There are two modes of play, Timed and Challenge. Since it's always a good idea to get to grips with your vehicle before making a fool of yourself in races, I checked out the Timed mode. The first thing you notice is that it looks decent but unoriginal. Indeed, some of the artwork is downright boring, with little detail on your riders. The second thing you realise is that the controls are as sensitive as a fourteen-year-old emo kid. Since these are timed challenges, it would make sense that you try to complete the courses as quickly as possible, right? But it's hard to keep a steady pace, as going too quickly will send you flying head over feet into the dirt (literally - the rider just keeps falling, as if through the ground itself.)

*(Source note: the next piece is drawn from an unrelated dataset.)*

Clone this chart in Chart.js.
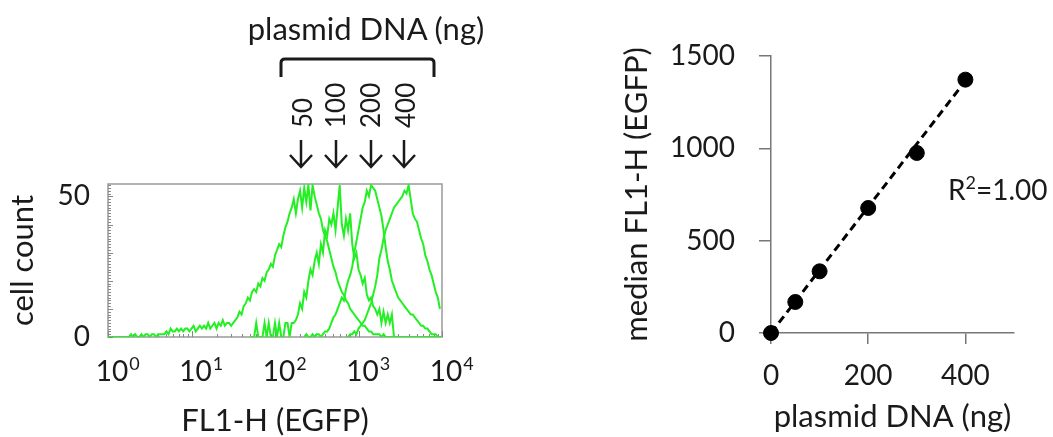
<!DOCTYPE html>
<html lang="en">
<head>
    <meta charset="UTF-8">
    <title>EGFP expression vs plasmid DNA</title>
    <style>
        body {
            margin: 0;
            background-color: white;
            font-family: Lato, sans-serif;
        }
        .page {
            position: relative;
            width: 1053px;
            height: 437px;
            overflow: hidden;
        }
        #histChart {
            position: absolute;
            left: 0;
            top: 0;
        }
        #doseChart {
            position: absolute;
            left: 618px;
            top: 0;
        }
        #notes {
            position: absolute;
            left: 0;
            top: 0;
            pointer-events: none;
        }
    </style>
</head>
<body>
<div class="page">
    <canvas id="histChart" width="540" height="437"></canvas>
    <canvas id="doseChart" width="435" height="437"></canvas>
    <svg id="notes" width="1053" height="437" font-family="Lato, sans-serif" fill="#1a1a1a">
        <text x="366" y="40" font-size="31" text-anchor="middle">plasmid DNA (ng)</text>
        <path d="M281,77 L281,63 Q281,59 285,59 L430,59 Q434,59 434,63 L434,77" fill="none" stroke="#1a1a1a" stroke-width="3"/>
        <g id="doseLabels" font-size="26"></g>
        <g id="doseArrows" fill="none" stroke="#1a1a1a" stroke-width="2.5"></g>
        <text x="948" y="200" font-size="28">R<tspan font-size="18" dy="-11">2</tspan><tspan dy="11">=1.00</tspan></text>
    </svg>
</div>

<script src="https://cdn.jsdelivr.net/npm/chart.js"></script>
<script>
    // histogram bins: log10(FL1-H), 0.025 decade wide
    const histStep = 0.025;
    const ng50Start = 0.0;
    const ng50Counts = [
        0, 0, 0, 0, 0, 0, 0, 0, 0, 0,
        0, 1, 0, 1, 0, 0, 1, 0, 1, 1,
        0, 1, 1, 0, 1, 1, 1, 1, 2, 1,
        3, 2, 2, 3, 2, 3, 2, 3, 3, 2,
        3, 4, 2, 3, 4, 3, 4, 3, 5, 3,
        4, 5, 3, 5, 4, 6, 4, 5, 5, 4,
        5, 6, 7, 9, 8, 11, 12, 14, 13, 16,
        17, 16, 19, 18, 21, 20, 23, 24, 26, 25,
        29, 31, 33, 32, 36, 39, 41, 44, 46, 49,
        44, 49, 52, 46, 53, 48, 54, 45, 54, 50,
        47, 44, 42, 38, 36, 34, 31, 28, 25, 23,
        20, 18, 16, 15, 13, 12, 10, 9, 8, 7,
        6, 5, 4, 4, 3, 2, 2, 1, 1, 1,
        1, 0, 1, 0, 0, 0, 0, 0, 0, 0,
        0, 0, 0, 0, 0, 0, 0, 0, 0, 0,
        0, 0, 0, 0, 0, 0, 0, 0, 0, 0,
        0];
    const ng100Start = 1.70;
    const ng100Counts = [
        0, 0, 0, 5, 0, 0, 0, 5, 0, 5,
        0, 0, 5, 0, 5, 0, 0, 5, 5, 0,
        5, 5, 6, 8, 12, 10, 16, 14, 20, 24,
        22, 27, 30, 26, 33, 30, 38, 36, 42, 40,
        44, 38, 46, 54, 40, 36, 42, 38, 44, 33,
        28, 30, 24, 22, 19, 21, 15, 13, 14, 11,
        10, 8, 10, 5, 9, 5, 8, 5, 8, 0,
        0, 0, 0];
    const ng200Start = 2.35;
    const ng200Counts = [
        0, 1, 0, 0, 1, 0, 1, 1, 0, 1,
        2, 2, 3, 5, 7, 8, 10, 12, 14, 13,
        17, 20, 22, 25, 30, 34, 38, 42, 46, 48,
        52, 50, 54, 53, 52, 49, 46, 43, 38, 32,
        27, 24, 20, 18, 16, 14, 13, 12, 11, 10,
        9, 8, 8, 7, 6, 5, 4, 4, 3, 3,
        2, 1, 1, 1, 0, 0, 0];
    const ng400Start = 2.85;
    const ng400Counts = [
        0, 0, 1, 1, 2, 1, 3, 4, 5, 6,
        8, 10, 12, 15, 18, 22, 28, 31, 35, 38,
        40, 42, 44, 46, 47, 48, 49, 50, 52, 51,
        54, 49, 44, 42, 41, 38, 35, 33, 29, 27,
        24, 22, 19, 16, 14, 10];

    const histDecades = [0, 1, 2, 3, 4];
    const histYTicks = [0, 50];

    // median fluorescence vs plasmid amount
    const plasmidNg = [0, 50, 100, 200, 300, 400];
    const medianFL1 = [0, 168, 334, 677, 975, 1372];
    const fitNg = [0, 400];
    const fitFL1 = [0, 1365];

    // top annotation
    const doseTexts = ['50', '100', '200', '400'];
    const doseTextX = [312, 345, 380, 415];
    const doseArrowX = [301, 336, 371, 404];

    const green = '#22f022';
    const ink = '#1a1a1a';
    const axisGray = '#777777';

    function toPoints(start, counts) {
        return counts.map((c, i) => ({ x: Math.pow(10, start + i * histStep), y: c }));
    }

    function histSet(start, counts) {
        return {
            data: toPoints(start, counts),
            borderColor: green,
            borderWidth: 2,
            pointRadius: 0,
            tension: 0,
            fill: false
        };
    }

    const histFrame = {
        id: 'histFrame',
        beforeDatasetsDraw(chart) {
            const { ctx, chartArea: a, scales } = chart;
            ctx.save();
            ctx.strokeStyle = '#999999';
            ctx.lineWidth = 1.5;
            ctx.strokeRect(a.left, a.top, a.right - a.left, a.bottom - a.top);
            ctx.lineWidth = 1;
            ctx.strokeStyle = '#888888';
            ctx.beginPath();
            for (let v = 0; v <= 54; v++) {
                const y = Math.round(scales.y.getPixelForValue(v)) + 0.5;
                const len = v % 10 === 0 ? 5 : 3;
                ctx.moveTo(a.left, y);
                ctx.lineTo(a.left + len, y);
            }
            for (let d = 0; d < 4; d++) {
                for (let m = 1; m <= 10; m++) {
                    const x = Math.round(scales.x.getPixelForValue(m * Math.pow(10, d))) + 0.5;
                    const len = (m === 1 || m === 10) ? 6 : 3;
                    ctx.moveTo(x, a.bottom);
                    ctx.lineTo(x, a.bottom - len);
                }
            }
            ctx.stroke();
            ctx.restore();
        },
        afterDraw(chart) {
            const { ctx, scales } = chart;
            ctx.save();
            ctx.fillStyle = ink;
            histDecades.forEach(e => {
                const x = scales.x.getPixelForValue(Math.pow(10, e)) + 4;
                ctx.font = '28px Lato';
                ctx.textAlign = 'center';
                ctx.textBaseline = 'alphabetic';
                ctx.fillText('10', x, 381);
                const w = ctx.measureText('10').width;
                ctx.font = '18px Lato';
                ctx.textAlign = 'left';
                ctx.fillText(String(e), x + w / 2 + 1, 370);
            });
            ctx.restore();
        }
    };

    new Chart(document.getElementById('histChart'), {
        type: 'line',
        data: {
            datasets: [
                histSet(ng50Start, ng50Counts),
                histSet(ng100Start, ng100Counts),
                histSet(ng200Start, ng200Counts),
                histSet(ng400Start, ng400Counts)
            ]
        },
        options: {
            responsive: false,
            animation: false,
            layout: { padding: { left: 0, top: 184, right: 98, bottom: 0 } },
            plugins: { legend: { display: false }, tooltip: { enabled: false } },
            scales: {
                x: {
                    type: 'logarithmic',
                    min: 1,
                    max: 10000,
                    grid: { display: false },
                    border: { display: false },
                    ticks: { display: false },
                    title: {
                        display: true,
                        text: 'FL1-H (EGFP)',
                        color: ink,
                        font: { family: 'Lato', size: 31 },
                        padding: { top: 0, bottom: -3 }
                    },
                    afterFit(scale) { scale.height = 100; }
                },
                y: {
                    min: 0,
                    max: 54.4,
                    grid: { display: false },
                    border: { display: false },
                    afterBuildTicks(scale) { scale.ticks = histYTicks.map(v => ({ value: v })); },
                    ticks: {
                        color: ink,
                        padding: 10,
                        font: { family: 'Lato', size: 28 }
                    },
                    title: {
                        display: true,
                        text: 'cell count',
                        color: ink,
                        font: { family: 'Lato', size: 31 },
                        padding: { top: 4, bottom: 0 }
                    },
                    afterFit(scale) { scale.width = 108; }
                }
            }
        },
        plugins: [histFrame]
    });

    new Chart(document.getElementById('doseChart'), {
        type: 'scatter',
        data: {
            datasets: [
                {
                    data: plasmidNg.map((x, i) => ({ x: x, y: medianFL1[i] })),
                    backgroundColor: '#000000',
                    borderColor: '#000000',
                    pointRadius: 7.5,
                    clip: false
                },
                {
                    type: 'line',
                    data: fitNg.map((x, i) => ({ x: x, y: fitFL1[i] })),
                    borderColor: '#000000',
                    borderWidth: 3,
                    borderDash: [8, 5],
                    pointRadius: 0,
                    fill: false
                }
            ]
        },
        options: {
            responsive: false,
            animation: false,
            layout: { padding: { left: 0, top: 56, right: 39, bottom: 0 } },
            plugins: { legend: { display: false }, tooltip: { enabled: false } },
            scales: {
                x: {
                    type: 'linear',
                    min: 0,
                    max: 500,
                    grid: { drawOnChartArea: false, color: axisGray, lineWidth: 1.5, tickLength: 11 },
                    border: { color: axisGray, width: 1.5 },
                    ticks: {
                        stepSize: 200,
                        includeBounds: false,
                        color: ink,
                        padding: 15,
                        font: { family: 'Lato', size: 28 },
                        callback: v => String(v)
                    },
                    title: {
                        display: true,
                        text: 'plasmid DNA (ng)',
                        color: ink,
                        font: { family: 'Lato', size: 31 },
                        padding: { top: 0, bottom: 1 }
                    },
                    afterFit(scale) { scale.height = 104; }
                },
                y: {
                    min: 0,
                    max: 1500,
                    grid: { drawOnChartArea: false, color: axisGray, lineWidth: 1.5, tickLength: 12 },
                    border: { color: axisGray, width: 1.5 },
                    ticks: {
                        stepSize: 500,
                        color: ink,
                        padding: 24,
                        font: { family: 'Lato', size: 28 },
                        callback: v => String(v)
                    },
                    title: {
                        display: true,
                        text: 'median FL1-H (EGFP)',
                        color: ink,
                        font: { family: 'Lato', size: 31 },
                        padding: { top: 0, bottom: 0 }
                    },
                    afterFit(scale) { scale.width = 153; }
                }
            }
        }
    });

    // rotated dose numbers and arrows above the histogram
    const svgNS = 'http://www.w3.org/2000/svg';
    const labelGroup = document.getElementById('doseLabels');
    doseTexts.forEach((t, i) => {
        const el = document.createElementNS(svgNS, 'text');
        el.setAttribute('transform', 'translate(' + doseTextX[i] + ',128) rotate(-90)');
        el.textContent = t;
        labelGroup.appendChild(el);
    });
    const arrowGroup = document.getElementById('doseArrows');
    doseArrowX.forEach(x => {
        const p = document.createElementNS(svgNS, 'path');
        p.setAttribute('d', 'M' + x + ',140 L' + x + ',167 M' + (x - 11) + ',155 L' + x + ',167 L' + (x + 11) + ',155');
        arrowGroup.appendChild(p);
    });
</script>
</body>
</html>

The snowboarder is actually easier to control, but the same problem remains - because the controls are so sensitive, you'll get caught on the same sections again and again. On the bright side, you have an infinite number of lives, so if you do crash, you can always just try again. But consider how quickly boredom sets in after the eighth failed attempt, losing your balance on the same dirt ramp or snow drift that screwed you the previous seven times.

Challenge Mode is really just an attempt to make you play the same levels twice, albeit with a few minor alterations and the addition of competition. As you can see, this competition consists mainly of carbon copies of yourself, with the occasional ninja or Viking thrown in for good measure. The problems that plague Timed mode are still fully present in Challenge mode, but I was pleasantly surprised to find I had better luck against my clones than I did against the clock, actually winning a few races.

But let's not fool ourselves into thinking this somehow redeems Moto Rush. Despite a few original quirks, it's still inferior to many similar titles. It demands a certain amount of commitment if one really wants to unlock all the vehicles, but is it worth the effort? Having played the game at length I can tell you now that the answer is a definite "No."